Brussels fears a repeat of the fiasco at Bankia, which had to be rescued just weeks after its recapitalisation plans had been approved. "We have had too many bad experiences with financial restructuring in Spain to be sure the plans will work this time," said one official.

A shop-keeper cries while looking at the window of her shop, broken by protesters in downtown Barcelona during the Spanish general strike.

08.30 Markets are up in Europe in early trading this morning after big drops yesterday.

The FTSE 100 is up 0.1pc in London, while the CAC in Paris is up 0.6pc and the DAX in Germany and the IBEX in Spain are both up 0.5pc.

08.20 Staying in the UK, it appears the country has dropped a place in the World Bank’s business-friendly global rankings.

Britain slipped from sixth in the world to seventh as Norway moved up a position in the annual survey on the ease of doing business, which looks at 185 countries’ tax and regulatory regimes.

Although the Chancellor’s cut in corporation tax was praised, Britain fell from 18th to 19th in the survey’s key start-up sub-category. It is now easier to set up a business in Madagascar than the UK.

08.10 Sir Mervyn King, the governor of the Bank of England has warned that the British economy will not recover until the banks own up to their bad debts and are recapitalised again. Philip Aldrick reports

Raising the prospect of rights issues or even another taxpayer bail-out for the state-backed lenders Royal Bank of Scotland and Lloyds Banking Group, Sir Mervyn King said UK banks have “insufficient capital” to protect against undeclared losses on their books.

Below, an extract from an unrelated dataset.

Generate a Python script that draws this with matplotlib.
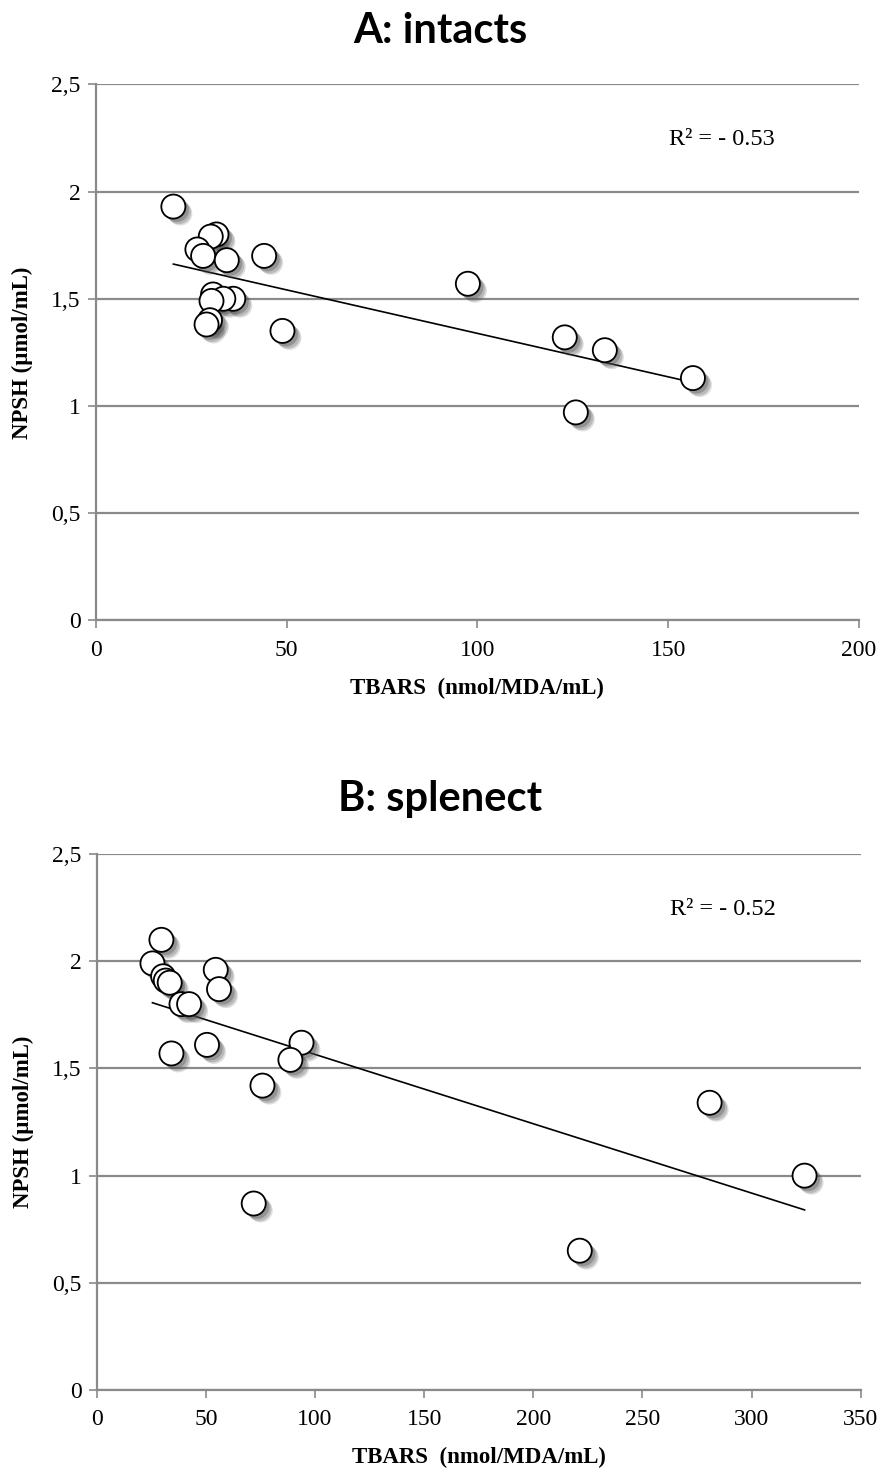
import matplotlib
matplotlib.use("Agg")
import matplotlib.pyplot as plt
import matplotlib.patheffects as pe
import numpy as np

# panel A: intact animals
intact_tbars = [20.3, 31.6, 30.1, 26.6, 28.1, 34.3, 44.1, 30.7, 36.0, 33.4,
                30.3, 29.9, 29.0, 48.9, 97.5, 122.9, 133.4, 156.5, 125.8]
intact_npsh = [1.93, 1.80, 1.79, 1.73, 1.70, 1.68, 1.70, 1.52, 1.50, 1.50,
               1.49, 1.40, 1.38, 1.35, 1.57, 1.32, 1.26, 1.13, 0.97]

# panel B: splenectomised animals
splen_tbars = [29.6, 25.5, 30.4, 31.6, 33.4, 54.5, 56.0, 38.8, 42.3, 34.2,
               50.5, 93.8, 88.7, 75.9, 280.8, 324.3, 71.9, 221.3]
splen_npsh = [2.10, 1.99, 1.93, 1.91, 1.90, 1.96, 1.87, 1.80, 1.80, 1.57,
              1.61, 1.62, 1.54, 1.42, 1.34, 1.00, 0.87, 0.65]

y_ticks = [0, 0.5, 1, 1.5, 2, 2.5]
y_labels = ["0", "0,5", "1", "1,5", "2", "2,5"]

serif = ["Liberation Serif", "DejaVu Serif"]
grey = "#8a8a8a"


def panel(ax, x, y, xmax, xstep, r2_text):
    ax.set_xlim(0, xmax)
    ax.set_ylim(0, 2.5)
    ax.set_xticks(np.arange(0, xmax + 1, xstep))
    ax.set_yticks(y_ticks)
    ax.set_yticklabels(y_labels)
    ax.grid(axis="y", color=grey, linewidth=1.6)
    ax.set_axisbelow(True)
    for side in ["top", "right"]:
        ax.spines[side].set_visible(False)
    for side in ["left", "bottom"]:
        ax.spines[side].set_color(grey)
        ax.spines[side].set_linewidth(1.6)
    ax.tick_params(colors=grey, length=6, width=1.2, labelcolor="black", pad=5)
    ax.tick_params(axis="x", pad=8)
    for lab in ax.get_xticklabels() + ax.get_yticklabels():
        lab.set_family(serif)
        lab.set_fontsize(17)

    # linear trendline over the data range
    k, b = np.polyfit(x, y, 1)
    xs = np.array([min(x), max(x)])
    ax.plot(xs, k * xs + b, color="black", linewidth=1.2, zorder=2)

    sc = ax.scatter(x, y, s=300, facecolor="white", edgecolor="black",
                    linewidth=1.3, zorder=3)
    sc.set_path_effects([
        pe.SimplePatchShadow(offset=(5, -5), shadow_rgbFace="0.3", alpha=0.18),
        pe.SimplePatchShadow(offset=(4, -4), shadow_rgbFace="0.3", alpha=0.25),
        pe.SimplePatchShadow(offset=(2.5, -2.5), shadow_rgbFace="0.3", alpha=0.35),
        pe.Normal()])

    ax.set_xlabel("TBARS  (nmol/MDA/mL)", family=serif, fontweight="bold",
                  fontsize=16.5, labelpad=12)
    ax.set_ylabel("NPSH (\u00b5mol/mL)", family=serif, fontweight="bold",
                  fontsize=16.5, labelpad=13)
    ax.text(0.82, 0.897, r2_text, transform=ax.transAxes, family=serif,
            fontsize=17.5, ha="center", va="center")


fig = plt.figure(figsize=(8.8, 14.7), dpi=100)
ax1 = fig.add_axes([0.109, 0.578, 0.867, 0.3646])
ax2 = fig.add_axes([0.110, 0.0544, 0.868, 0.3646])

panel(ax1, intact_tbars, intact_npsh, 200, 50, "R\u00b2 = - 0.53")
panel(ax2, splen_tbars, splen_npsh, 350, 50, "R\u00b2 = - 0.52")

title_font = dict(family=["Lato", "DejaVu Sans"], fontweight="bold",
                  fontsize=30, ha="center", va="center")
fig.text(0.5, 1 - 31 / 1470, "A: intacts", **title_font)
fig.text(0.5, 1 - 799 / 1470, "B: splenect", **title_font)

fig.savefig("out.png", dpi=100)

He also ruled out suggestions that the Bank should try to boost growth by simply giving the public cash or cancelling the government debt it has bought through quantitative easing (QE).

Sir Mervyn admitted there were limits to QE, but did not rule out further money printing at the November Monetary Policy Committee meeting

Warning that the next generation may have to live with the consequences of past excesses “for a long time to come”, he said Britain’s banks needed to drop the “pretence” that their debts will be repaid.

08.03 Good morning and welcome to Wednesday's Debt Crisis Live.